Adnan Darwiche (UCLA, USA)
Three Modern Roles for Logic in AI [video]
I will discuss three modern roles for logic in artificial intelligence, which are based on the theory of tractable Boolean circuits: (1) logic as a basis for computation, (2) logic for learning from a combination of data and knowledge, and (3) logic for reasoning about the behavior of machine learning systems.
Erika Ábrahám (RWTH Aachen University, Germany)
Probabilistic Hyperproperties [video]
Four decades ago, Lamport used the notion of trace properties as a means to specify the correctness of individual executions of concurrent programs. This notion was later formalized and classified by Alpern and Schneider to safety and liveness properties. Temporal logics like LTL and CTL were built based on these efforts to give formal syntax and semantics to requirements of trace properties. Subsequently, verification algorithms were developed to reason about individual executions of a system.
However, it turns out that many interesting requirements are not trace properties. For example, important information-flow security policies (e.g. noninterference, observational determinism) or service level agreements (e.g. mean response time, percentage uptime) cannot be expressed as properties of individual execution traces of a system. Rather, they are properties of sets of execution traces, also known as hyperproperties. Temporal logics such as HyperLTL and HyperCTL∗ have been proposed to provide a unifying framework to express and reason about hyperproperties.
This talk is devoted to special class of hyperproperties: we ask the question what are hyperproperties in the context of systems with random behavior. We will discuss what are relevant probabilistic relations between independent executions of a system, how we can formally express them in a temporal logic, and how we can decide the truth of such statements.
Jan Křetínský (TU München, Germany)
Approximating Values of Generalized-Reachability Stochastic Games + Automata Tutor [video]

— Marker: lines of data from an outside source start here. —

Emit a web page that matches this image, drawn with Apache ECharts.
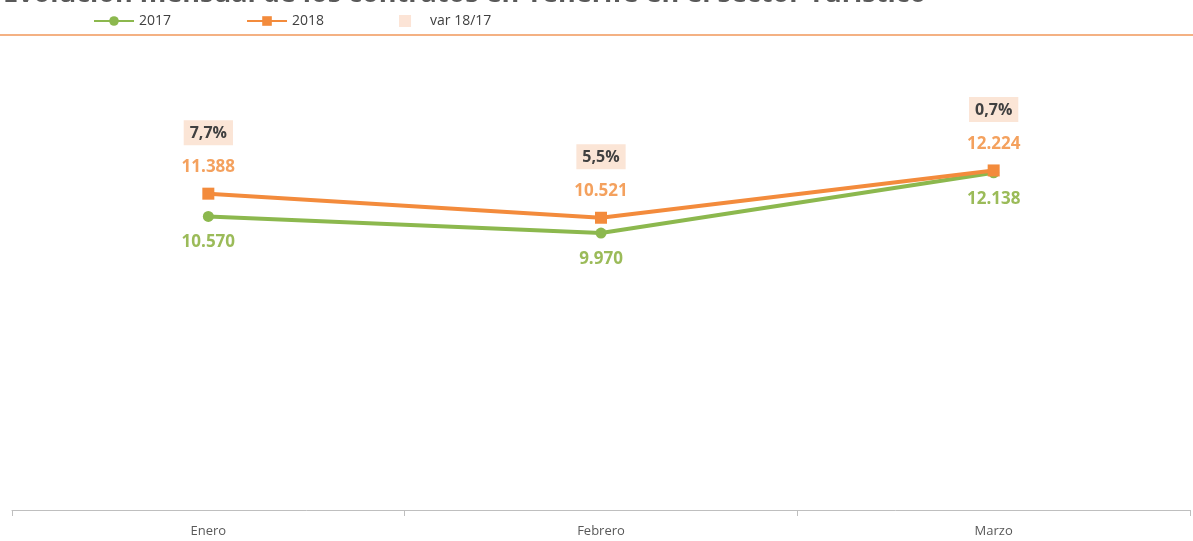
<!DOCTYPE html>
<html>
<head>
<meta charset="utf-8">
<script src="https://cdn.jsdelivr.net/npm/echarts@6/dist/echarts.min.js"></script>
<style>
  html, body { margin:0; padding:0; background:#fff; }
  #chart { width:1193px; height:541px; }
</style>
</head>
<body>
<div id="chart"></div>
<script>
  var months = ['Enero', 'Febrero', 'Marzo'];
  var values2017 = [10570, 9970, 12138];
  var values2018 = [11388, 10521, 12224];
  var varPct = ['7,7%', '5,5%', '0,7%'];

  function fmtNum(v){
  	return String(v).replace(/\B(?=(\d{3})+(?!\d))/g, '.');
  }

  var chart = echarts.init(document.getElementById('chart'));
  chart.setOption({
  	  animation: false,
  	  textStyle: { fontFamily: 'Open Sans' },
  	  title: {
  	      text: 'Evolución mensual de los contratos en Tenerife en el sector Turístico',
  	      left: -2,
  	      top: -24,
  	      textStyle: { fontSize: 27, fontWeight: 'bold', color: '#595959', fontFamily: 'Open Sans' }
  	  },
  	  legend: {
  	      top: 9,
  	      left: 88,
  	      itemGap: 75,
  	      itemWidth: 40,
  	      itemHeight: 12,
  	      textStyle: { fontSize: 14, color: '#404040' },
  	      data: [
  	          { name: '2017' },
  	          { name: '2018' },
  	          { name: 'var 18/17', icon: 'path://M0,0L10,0L10,10L0,10Z', itemStyle: { color: '#fce4d6' } }
  	      ]
  	  },
  	  graphic: [
  	      { type: 'line', shape: { x1: 0, y1: 35, x2: 1193, y2: 35 }, style: { stroke: '#f4b183', lineWidth: 2 } }
  	  ],
  	  grid: { left: 12, right: 3, top: 10, bottom: 31 },
  	  xAxis: {
  	      type: 'category',
  	      data: months,
  	      boundaryGap: true,
  	      axisLine: { lineStyle: { color: '#bfbfbf', width: 1 } },
  	      axisTick: { show: true, length: 6, lineStyle: { color: '#bfbfbf' } },
  	      axisLabel: { color: '#595959', fontSize: 13, margin: 15 }
  	  },
  	  yAxis: {
  	      type: 'value',
  	      min: 0,
  	      max: 18000,
  	      show: false,
  	      splitLine: { show: false }
  	  },
  	  series: [
  	      {
  	          name: '2017',
  	          type: 'line',
  	          data: values2017,
  	          symbol: 'circle',
  	          symbolSize: 11,
  	          lineStyle: { color: '#8cb84e', width: 4 },
  	          itemStyle: { color: '#8cb84e' },
  	          label: {
  	              show: true,
  	              position: 'bottom',
  	              distance: 12,
  	              formatter: function(p){ return fmtNum(p.value); },
  	              color: '#9bbb59',
  	              fontSize: 17,
  	              fontWeight: 'bold'
  	          }
  	      },
  	      {
  	          name: '2018',
  	          type: 'line',
  	          data: values2018,
  	          symbol: 'rect',
  	          symbolSize: 12,
  	          lineStyle: { color: '#f38b3c', width: 4 },
  	          itemStyle: { color: '#f38b3c' },
  	          label: {
  	              show: true,
  	              position: 'top',
  	              distance: 12,
  	              formatter: function(p){ return fmtNum(p.value); },
  	              color: '#f4a15e',
  	              fontSize: 17,
  	              fontWeight: 'bold'
  	          }
  	      },
  	      {
  	          // var 18/17: label boxes placed above the 2018 values
  	          name: 'var 18/17',
  	          type: 'line',
  	          data: values2018,
  	          symbol: 'rect',
  	          symbolSize: 1,
  	          itemStyle: { color: 'transparent' },
  	          lineStyle: { color: 'transparent', width: 0 },
  	          label: {
  	              show: true,
  	              position: 'top',
  	              distance: 48,
  	              formatter: function(p){ return varPct[p.dataIndex]; },
  	              color: '#404040',
  	              fontSize: 16,
  	              fontWeight: 'bold',
  	              backgroundColor: '#fbe5d6',
  	              padding: [5, 6, 4, 6]
  	          },
  	          z: 1
  	      }
  	  ]
  });
</script>
</body>
</html>
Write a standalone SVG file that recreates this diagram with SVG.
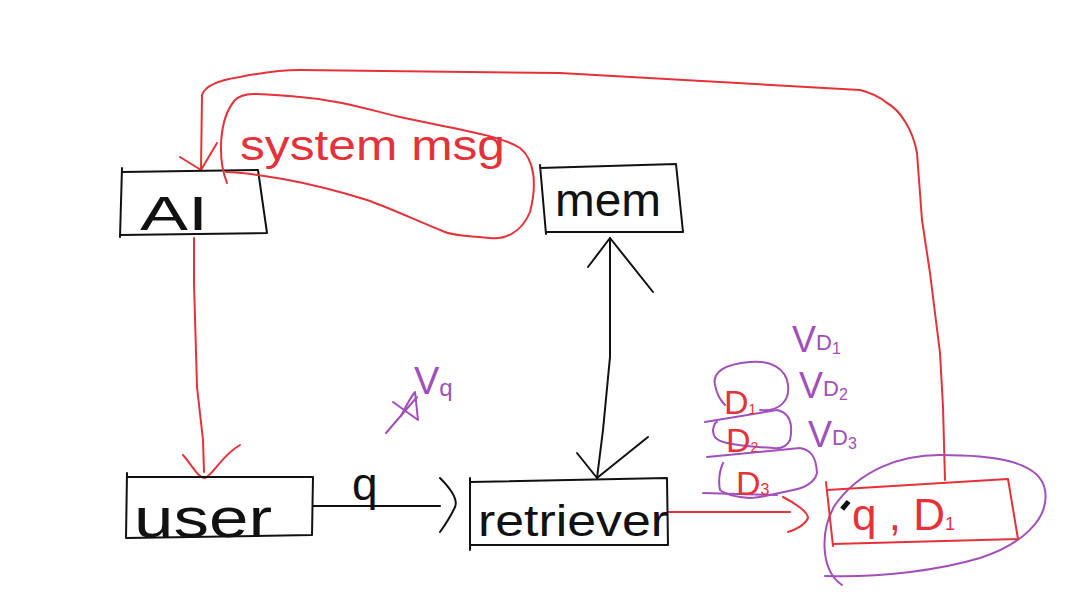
<svg xmlns="http://www.w3.org/2000/svg" width="1066" height="607" viewBox="0 0 1066 607">
<style>
.k{fill:none;stroke:#111;stroke-width:2;stroke-linejoin:round;stroke-linecap:round}
.r{fill:none;stroke:#e5323a;stroke-width:2;stroke-linejoin:round;stroke-linecap:round}
.p{fill:none;stroke:#a050b8;stroke-width:2;stroke-linejoin:round;stroke-linecap:round}
.t{font-family:"Liberation Sans","DejaVu Sans",sans-serif;}
.tk{fill:#111}
.tr{fill:#e5323a}
.tp{fill:#a050b8}
</style>
<rect width="1066" height="607" fill="#fff"/>
<g id="connectors">
  <path class="r" d="M945,480 L943,407 L940,353 L930,273 L922,220 L917,153 C913,130 900,110 887,103 C880,97 872,93 860,90 L560,73 L300,70 C280,70 260,73 240,77 C220,80 205,85 202,95 L201,170"/>
  <path class="r" d="M180,157 L201,170 L217,143"/>
  <path class="r" d="M194,238 L194,283 L197,387 L203,440 L204,472"/>
  <path class="r" d="M183,455 C192,465 198,478 205,478 C213,475 222,455 240,445"/>
  <path class="k" d="M313,506 L440,506"/>
  <path class="k" d="M440,478 C452,490 458,500 455,507 C450,518 445,525 440,532"/>
  <path class="k" d="M610,238 L610,357 L603,430 L597,478"/>
  <path class="k" d="M588,267 L610,238 L653,292"/>
  <path class="k" d="M577,453 L597,478 L648,437"/>
  <path class="r" d="M668,512 L790,512"/>
  <path class="r" d="M783,497 C795,503 808,512 808,518 C805,525 795,530 788,532"/>
  <path class="p" d="M386,433 L417,397"/>
  <path class="p" d="M393,402 L418,420 L415,392 C410,398 405,408 401,416"/>
  <text class="t tk" x="352" y="500" font-size="46">q</text>
  <text class="t tp" x="414" y="394" font-size="38">V<tspan font-size="24" dy="2">q</tspan></text>
</g>
<g id="ai">
  <path class="k" d="M122,168 L120,237 M122,172 L258,170 L267,233 L120,235"/>
  <text class="t tk" x="140" y="230" font-size="48" textLength="68" lengthAdjust="spacingAndGlyphs">AI</text>
</g>
<g id="system-msg">
  <path class="r" d="M227,183 C218,160 218,120 235,100 C245,90 270,95 300,97 C340,100 370,110 400,117 C450,128 500,135 520,148 C535,160 537,185 530,212 C522,232 505,240 490,238 C470,236 455,236 445,232 C415,220 390,208 367,200 C335,190 305,183 283,179 C260,175 240,172 226,172"/>
  <text class="t tr" x="240" y="160" font-size="42" textLength="265" lengthAdjust="spacingAndGlyphs">system msg</text>
</g>
<g id="mem">
  <path class="k" d="M540,165 L546,234 M540,168 L676,164 L683,232 L547,232"/>
  <text class="t tk" x="555" y="216" font-size="46" textLength="106" lengthAdjust="spacingAndGlyphs">mem</text>
</g>
<g id="user">
  <path class="k" d="M127,473 L126,538 M127,477 L313,477 L312,535 L126,538"/>
  <text class="t tk" x="134" y="537" font-size="56" textLength="138" lengthAdjust="spacingAndGlyphs">user</text>
</g>
<g id="retriever">
  <path class="k" d="M470,478 L470,550 M470,482 L667,478 L668,545 L470,545"/>
  <text class="t tk" x="478" y="536" font-size="44" textLength="190" lengthAdjust="spacingAndGlyphs">retriever</text>
</g>
<g id="docs">
  <path class="p" d="M760,410 C780,412 790,400 788,385 C786,368 770,360 750,362 C725,364 712,372 715,385 C717,395 722,402 725,405"/>
  <path class="p" d="M705,422 L777,410 C790,413 793,425 790,440 C786,448 780,449 773,448 C755,447 740,446 727,443 C718,441 713,438 713,430 C714,424 716,422 717,422"/>
  <path class="p" d="M707,457 L800,448 C810,450 816,455 817,473 C815,482 805,488 793,490 C775,494 760,498 750,498 C735,497 725,494 720,490 C718,480 720,470 723,463"/>
  <path class="p" d="M703,493 L777,495"/>
  <text class="t tr" x="724" y="414" font-size="34">D<tspan font-size="14">1</tspan></text>
  <text class="t tr" x="726" y="452" font-size="34">D<tspan font-size="14">2</tspan></text>
  <text class="t tr" x="736" y="495" font-size="34">D<tspan font-size="16">3</tspan></text>
  <text class="t tp" x="792" y="352" font-size="36">V<tspan font-size="22" dy="-2">D</tspan><tspan font-size="16" dy="4">1</tspan></text>
  <text class="t tp" x="799" y="398" font-size="36">V<tspan font-size="22" dy="-2">D</tspan><tspan font-size="16" dy="4">2</tspan></text>
  <text class="t tp" x="808" y="447" font-size="36">V<tspan font-size="22" dy="-2">D</tspan><tspan font-size="16" dy="4">3</tspan></text>
</g>
<g id="q-d1">
  <path class="p" d="M842,585 C820,570 820,530 835,505 C860,470 900,455 940,455 C990,455 1040,460 1045,490 C1050,520 1020,545 980,558 C940,570 880,578 825,576"/>
  <path class="r" d="M826,482 L833,546 M827,490 L1008,479 L1018,539 L833,544"/>
  <text class="t tr" x="852" y="530" font-size="44">q , D<tspan font-size="18">1</tspan></text>
  <rect x="843" y="500" width="5" height="10" fill="#111" transform="rotate(40 845 505)"/>
</g>
</svg>
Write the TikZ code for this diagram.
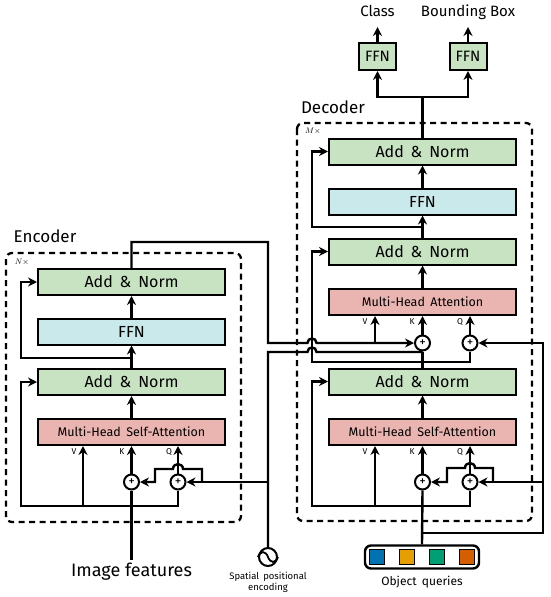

Simple stochastic games are turn-based two-and-a-half-player games with a reachability objective. The basic question asks whether one player can ensure reaching a given target with at least a given probability. A natural extension is games with a conjunction of such conditions as objective. Despite a plethora of recent results on the analysis of systems with multiple objectives, the decidability of this basic problem remains open. Here we present an algorithm approximating the Pareto frontier of the achievable values to a given precision. Moreover, it is an anytime algorithm, meaning it can be stopped at any time returning the current approximation and its error bound.
After the talk, we present a short demo of Automata Tutor, a tool for teaching automata theory, which could be helpful to many GandALF participants.